Таким образом, фольклорные произведения, где речь идет о «Грозном царе Иване Васильевиче», могут в принципе подразумевать как Ивана III, так и Ивана IV. Не всегда возможно определить, кого именно, ибо порой только в самих исторических песнях или преданиях дошли сведения об исходных фактах; в истории обоих царствований, известной по документам, встречаются однотипные события. Нередко образ царя в песне - явно результат наслоения впечатлений о временах Ивана IV на припоминания о правлении Ивана III.

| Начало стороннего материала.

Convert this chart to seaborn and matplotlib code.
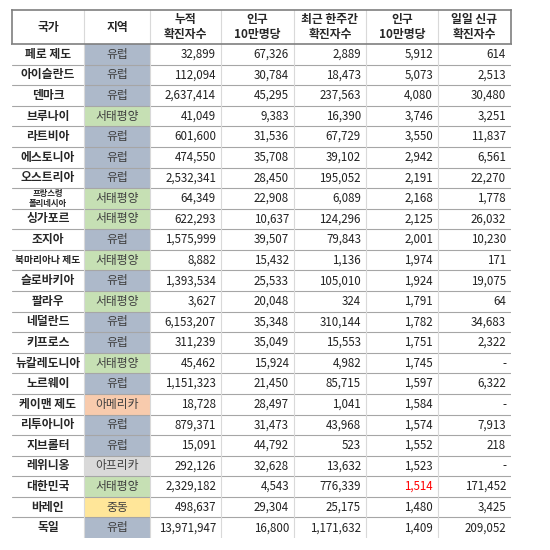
import numpy as np
import matplotlib
matplotlib.use("Agg")
import matplotlib.pyplot as plt
import seaborn as sns
from matplotlib.colors import ListedColormap

sns.set_theme(style="white")
plt.rcParams['font.family'] = ['Noto Sans CJK KR', 'DejaVu Sans']

headers = ["국가", "지역", "누적\n확진자수", "인구\n10만명당", "최근 한주간\n확진자수", "인구\n10만명당", "일일 신규\n확진자수"]
countries = ["페로 제도", "아이슬란드", "덴마크", "브루나이", "라트비아", "에스토니아", "오스트리아",
             "프랑스령\n폴리네시아", "싱가포르", "조지아", "북마리아나 제도", "슬로바키아", "팔라우", "네덜란드",
             "키프로스", "뉴칼레도니아", "노르웨이", "케이맨 제도", "리투아니아", "지브롤터", "레위니옹",
             "대한민국", "바레인", "독일"]
regions = ["유럽", "유럽", "유럽", "서태평양", "유럽", "유럽", "유럽", "서태평양", "서태평양", "유럽",
           "서태평양", "유럽", "서태평양", "유럽", "유럽", "서태평양", "유럽", "아메리카", "유럽", "유럽",
           "아프리카", "서태평양", "중동", "유럽"]
total_cases = [32899, 112094, 2637414, 41049, 601600, 474550, 2532341, 64349, 622293, 1575999, 8882,
               1393534, 3627, 6153207, 311239, 45462, 1151323, 18728, 879371, 15091, 292126, 2329182,
               498637, 13971947]
total_per100k = [67326, 30784, 45295, 9383, 31536, 35708, 28450, 22908, 10637, 39507, 15432, 25533,
                 20048, 35348, 35049, 15924, 21450, 28497, 31473, 44792, 32628, 4543, 29304, 16800]
week_cases = [2889, 18473, 237563, 16390, 67729, 39102, 195052, 6089, 124296, 79843, 1136, 105010, 324,
              310144, 15553, 4982, 85715, 1041, 43968, 523, 13632, 776339, 25175, 1171632]
week_per100k = [5912, 5073, 4080, 3746, 3550, 2942, 2191, 2168, 2125, 2001, 1974, 1924, 1791, 1782,
                1751, 1745, 1597, 1584, 1574, 1552, 1523, 1514, 1480, 1409]
daily_new = [614, 2513, 30480, 3251, 11837, 6561, 22270, 1778, 26032, 10230, 171, 19075, 64, 34683,
             2322, None, 6322, None, 7913, 218, None, 171452, 3425, 209052]

region_colors = {"유럽": "#adb9ca", "서태평양": "#c6e0b4", "아메리카": "#f8cbad",
                 "아프리카": "#d9d9d9", "중동": "#ffe699"}
palette = ["#ffffff"] + list(region_colors.values())
codes = {k: i + 1 for i, k in enumerate(region_colors)}

n = len(countries)
grid = np.zeros((n, 7))
for i, r in enumerate(regions):
    grid[i, 1] = codes[r]

col_px = [12, 84, 150, 221, 294, 366, 438, 511]
widths = np.diff(col_px)
W = 550
fig = plt.figure(figsize=(5.5, 5.5), dpi=100)
left = col_px[0] / W
width = (col_px[-1] - col_px[0]) / W

ax_h = fig.add_axes([left, 1 - 44 / W, width, 34 / W])
ax = fig.add_axes([left, 1 - 538 / W, width, 494 / W])

xe = np.concatenate([[0], np.cumsum(widths)])

for a in (ax_h, ax):
    a.set_xlim(0, xe[-1])
    for s in a.spines.values():
        s.set_color("#7f7f7f")
        s.set_linewidth(1.2)
    a.set_xticks([])
    a.set_yticks([])

# cell backgrounds via seaborn heatmap on a pixel-wide mesh
mesh_x = np.repeat(np.arange(7), widths)
big = grid[:, mesh_x]
sns.heatmap(big, ax=ax, cmap=ListedColormap(palette), vmin=-0.5, vmax=len(palette) - 0.5,
            cbar=False, xticklabels=False, yticklabels=False)
ax.set_xlim(0, xe[-1])
ax.set_ylim(n, 0)
for i in range(1, n):
    ax.axhline(i, color="#a6a6a6", lw=0.8)
for x in xe[1:-1]:
    ax.axvline(x, color="#d9d9d9", lw=0.8)
    ax_h.axvline(x, color="#d9d9d9", lw=0.8)
ax.axhline(0, color="#7f7f7f", lw=1.2)

ax_h.set_ylim(1, 0)
for j, h in enumerate(headers):
    ax_h.text((xe[j] + xe[j + 1]) / 2, 0.5, h, ha="center", va="center",
              fontsize=8.5, fontweight="bold", linespacing=1.15)

numeric = [total_cases, total_per100k, week_cases, week_per100k, daily_new]
for i in range(n):
    c = countries[i]
    fs = 8.5
    if "\n" in c:
        fs = 6
    elif len(c) > 6:
        fs = 7
    ax.text((xe[0] + xe[1]) / 2, i + 0.5, c, ha="center", va="center", fontsize=fs,
            fontweight="bold", linespacing=1.05)
    ax.text((xe[1] + xe[2]) / 2, i + 0.5, regions[i], ha="center", va="center", fontsize=8.5,
            color="#404040")
    for k, col in enumerate(numeric):
        v = col[i]
        s = "-" if v is None else f"{v:,}"
        color = "#ff0000" if (k == 3 and countries[i] == "대한민국") else "#222222"
        ax.text(xe[k + 3] - 5, i + 0.5, s, ha="right", va="center", fontsize=8.3, color=color)

fig.savefig("out.png", dpi=100, facecolor="white")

Характерно преобладающее отношение к царю Ивану Васильевичу: традиционное начало песен о нем - это прославление. Вот один из многих примеров:
Ой да, как на небе солнце красное загоралося,
В небесах звездочка восточная воцарилася,
Воцарился на Руси Грозный царь Иван Васильевич.
* Исторические песни XIII-XVI веков.-М.; Л., 1960.-С. 435
Положительная общая оценка в народной памяти Ивана III имела веские причины. Освобождение страны от ордынского ига (после чего он и воспринял по праву царский титул), воссоединение разобщенных русских земель в сильное государство, успешная оборона от разбойных набегов воинственных соседей, подчинение опаснейшего из них - Казанского ханства, - всем этим руководил Иван III; при нем была отстроена Москва, создан Судебник, осуществлено немало других полезных дел эпохального значения. Н. М. Карамзин писал об Иване III: «Россия Олегова, Владимирова, Ярославова погибла в нашествие монголов; Россия нынешняя образована Иоанном»*. Действительно, возрождение страны после Батыева нашествия - при всем огромном значении Куликовской победы 1380 года - завершилось только сто лет спустя, когда Иван III покончил с зависимостью от Орды, а государство Русское вошло в число сильнейших стран тогдашней Ойкумены. Он стал первым самодержцем всея Руси, восприняв духовное наследие и герб православной Византийской империи, павшей под ударами турок-османов за несколько лет до начала правления Ивана III.
* Карамзин Н. М. История государства Российского.- Кн. 2.- Т. 6.- Стб. 216.
Сын его - Василий III и внук - Иван IV пожинали плоды деяний Ивана III в большей степени, чем своих собственных; политические и военные успехи России в течение долгого правления Ивана IV могли бы оказаться куда значительнее, если бы оно не было омрачено злодеяниями, подорвавшими могущество страны.